The virtue of a classical epic novel is that history is a main character. Tolstoy and George Eliot are its greatest exponents. Brick Lane is the story of Nazneen’s journey from Bangladeshi (East Pakistani) village girl to self sufficient Whitechapel citizen, of her beautiful sister Hasina back ‘home’, of her husband Chanu, a frustrated philosopher, her children Raqib, Shahana and Bibi, her friend Razia, anti-conformist on every front, her fly-by-night lover Karim, the cruel debt shark and userer Mrs Islam, and the multitude of other wonderfully conjured characters inhabiting spice-fragrant and piss stinking Whitechapel 60s estates. The book wouldn’t work without Bangladeshi migrants throwing their experiences, which includes the history of the Brits in India, at each other, and at the UK they, deeply disappointed, find themselves in. British parliamentary democracy? That’s the one that created the Bengali rice famine of 1941-42 in which at least 3 million people perished.

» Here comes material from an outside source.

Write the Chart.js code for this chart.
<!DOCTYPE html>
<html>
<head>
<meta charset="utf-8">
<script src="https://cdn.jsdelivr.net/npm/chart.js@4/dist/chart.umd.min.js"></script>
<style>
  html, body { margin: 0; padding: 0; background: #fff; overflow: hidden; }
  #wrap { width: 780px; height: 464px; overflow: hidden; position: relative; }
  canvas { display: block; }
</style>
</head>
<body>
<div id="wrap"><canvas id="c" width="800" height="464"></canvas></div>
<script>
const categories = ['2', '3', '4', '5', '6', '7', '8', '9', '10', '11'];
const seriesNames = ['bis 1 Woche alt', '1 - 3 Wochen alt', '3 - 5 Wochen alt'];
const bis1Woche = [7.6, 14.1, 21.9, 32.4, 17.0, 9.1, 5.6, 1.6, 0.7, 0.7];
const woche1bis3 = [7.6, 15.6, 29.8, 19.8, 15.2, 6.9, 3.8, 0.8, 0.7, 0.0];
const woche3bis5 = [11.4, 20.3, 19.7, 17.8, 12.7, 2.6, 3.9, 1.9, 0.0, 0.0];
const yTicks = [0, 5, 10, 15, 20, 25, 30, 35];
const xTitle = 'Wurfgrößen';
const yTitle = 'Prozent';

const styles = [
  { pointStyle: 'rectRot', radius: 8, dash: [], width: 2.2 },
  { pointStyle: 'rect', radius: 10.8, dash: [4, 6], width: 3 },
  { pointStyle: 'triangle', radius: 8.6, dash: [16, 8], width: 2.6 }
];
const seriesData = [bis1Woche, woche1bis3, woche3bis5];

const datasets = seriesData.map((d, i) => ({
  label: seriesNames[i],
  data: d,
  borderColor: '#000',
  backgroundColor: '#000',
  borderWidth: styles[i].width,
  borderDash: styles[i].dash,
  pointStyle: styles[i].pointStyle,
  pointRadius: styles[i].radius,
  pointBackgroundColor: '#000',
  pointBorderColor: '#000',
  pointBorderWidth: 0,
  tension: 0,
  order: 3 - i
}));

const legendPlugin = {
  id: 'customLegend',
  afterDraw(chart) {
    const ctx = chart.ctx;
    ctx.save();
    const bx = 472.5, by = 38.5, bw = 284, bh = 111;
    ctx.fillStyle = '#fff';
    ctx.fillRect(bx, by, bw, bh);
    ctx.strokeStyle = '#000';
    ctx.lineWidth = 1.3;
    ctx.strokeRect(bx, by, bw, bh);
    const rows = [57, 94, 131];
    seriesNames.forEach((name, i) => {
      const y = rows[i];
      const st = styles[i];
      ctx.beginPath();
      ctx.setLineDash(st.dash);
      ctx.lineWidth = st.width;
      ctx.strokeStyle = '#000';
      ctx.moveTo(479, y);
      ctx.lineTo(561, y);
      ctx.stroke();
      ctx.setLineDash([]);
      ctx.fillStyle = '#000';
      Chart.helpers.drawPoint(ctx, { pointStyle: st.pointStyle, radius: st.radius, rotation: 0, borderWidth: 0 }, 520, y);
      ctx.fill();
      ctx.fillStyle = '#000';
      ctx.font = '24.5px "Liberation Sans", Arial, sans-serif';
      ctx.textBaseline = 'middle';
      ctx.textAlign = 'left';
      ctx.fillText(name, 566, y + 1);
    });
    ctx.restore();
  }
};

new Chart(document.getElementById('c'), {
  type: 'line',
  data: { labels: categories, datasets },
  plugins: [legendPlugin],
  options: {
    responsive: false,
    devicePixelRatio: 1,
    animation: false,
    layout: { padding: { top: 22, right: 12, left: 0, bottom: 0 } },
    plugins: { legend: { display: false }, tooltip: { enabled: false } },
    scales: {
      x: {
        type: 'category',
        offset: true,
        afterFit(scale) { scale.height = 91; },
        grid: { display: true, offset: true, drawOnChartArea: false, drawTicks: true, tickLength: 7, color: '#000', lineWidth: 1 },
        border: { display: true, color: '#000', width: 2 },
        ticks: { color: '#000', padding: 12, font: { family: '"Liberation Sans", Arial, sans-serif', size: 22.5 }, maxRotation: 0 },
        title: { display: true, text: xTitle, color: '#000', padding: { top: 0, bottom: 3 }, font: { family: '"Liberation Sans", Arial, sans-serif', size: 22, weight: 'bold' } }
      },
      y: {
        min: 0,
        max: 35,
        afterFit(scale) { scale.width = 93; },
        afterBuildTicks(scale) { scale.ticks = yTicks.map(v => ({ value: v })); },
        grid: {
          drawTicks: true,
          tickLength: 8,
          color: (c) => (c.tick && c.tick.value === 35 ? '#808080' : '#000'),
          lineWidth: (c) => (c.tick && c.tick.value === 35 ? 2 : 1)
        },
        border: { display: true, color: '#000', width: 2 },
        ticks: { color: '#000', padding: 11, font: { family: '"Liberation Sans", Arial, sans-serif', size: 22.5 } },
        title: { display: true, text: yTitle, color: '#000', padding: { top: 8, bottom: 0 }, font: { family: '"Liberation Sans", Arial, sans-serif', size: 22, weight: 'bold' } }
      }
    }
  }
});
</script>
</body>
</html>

So the good Chanu eventually tells his skinny–jeanned eldest daughter, Chanu the possessor of corns like mini-pyramids which require an eighteen year old wife to trim them along with other unwanted body parts. ‘Before they went out today, she had to cut his hair. She was always cutting bits off him. The dead skin around his corns. His toenails. The fingernails of his right hand, because his left hand could not do the job properly. The fingernails of his left hand because she might as well do that while she had the scissors. The wiry hair that grew from the tops of his ears. And the hair on his head, once every six weeks when Chanu said, “Better smarten up a bit.”’ p90
Husbands don’t permit wives to leave their flats. English lessons are forbidden. College? A den of vice. Chanu has been rightly acknowledged as one of the great characters of English literature for his comic trajectory from realistic ambition – promotion always goes to his white colleagues – to illusory ambition – the computer he owes Mrs Islam for gathering the same dust as his books and papers and the flat’s too many armchairs – to ambition, via taxi driving, realized but sorely compromised. It’s a tribute to human beings’ antipathy to murder – war? ’S ok it’s not murder. It’s defence. The House of Commons said so – that in societies where women are financially powerless unless widowed, like the UK was until 1926, that husbands dead before their time do not litter the streets.
And Brick Lane does indeed belong to Nazneen, married, and her sister Hisani, single. They, unlike their 19th century counterparts Anna and Dorothea, are in command of both story and perspective. We’re inside their heads from start to finish. Ali solves the problem of inter-continental communication by giving Hisani the gift of vivid letter writing. To Nazneen she gives everything else. Hisani thus tells her tale of defiant optimism in the face of violent husband, rapist and pimping landlord, rapacious clients, and by the end of the book, skivvying to middle class Dakar, in, we accept, less than perfect Bengali. Ali doesn’t give the sisters phones. Phone conversations tend not to make good literature because no extra-linguistic language, the stuff of character, is going on, whereas Nazneen’s talents for observation and astute reflection are crucial to her character. ‘When Karim came last time he read from a magazine about the orphan children in refugee camps in Gaza. He was moved and Nazneen watched as the cycle of emotion started turning. It was possible – this she knew – to be deeply touched by one’s own grief on another’s behalf. That he was moved, moved him. As he explained the situation his eyes became watery.’ p275
In a world where metaphor abuse is always with us, Ali is a metaphor queen and therein lies much of her comic talent. Apposite verbs and adjectives flourish – ‘Chanu was disabled with anger.’ p275 – as well as those phrases which Flaubert’s fumigations failed to dispel from his work. When Ali needs to counter the shock of the 2001 Oldham riots as seen on TV in Whitechapel, she writes: ‘The picture changed to daylight and the camera swept across tedious deserted streets, enlivened now and then by the presence of the blackened carcass of a car. In Oldham the roads were pocked with holes and the houses packed together, tight as teeth.’ p276. Comedy can throw horror into sharp relief. Or it can dissipate horror’s impact on our hearts, which, in reading Brick Lane, have been well prepared for the riots. Nazneen’s intelligence – her husband’s, her friends’, her lover’s – has given us the insight we need to understand them.
So it’s a little disappointing that, along with black British women writers of her generation Zadie Smith and Andrea Levy, and Indian American writer Jhumpa Lahiri, Monica Ali brings some of the colonial chickens home to roost, but not enough of them, or not fiercely enough. Brick Lane’s final chapters abandon classical fiction, which doesn’t shy away from unadorned tragedy. Ali opts for comforting fantasy. I wish she’d been as intelligent as her heroines and hadn’t written these last two lines: ‘Razia was already lacing her boots. ‘This is England,’ she said. ‘You can do whatever you like.’ p492
Nazneen’s existential struggle has been with the female fatalism her mother fed her. I wanted a less banal resolution. At worst it’s a mendacious one put into the mouth of Razia. Razia is the novel’s truth-sayer. As far as I can remember, the UK in 2003 was only marginally more a land of universal freedom and prosperity than it is now.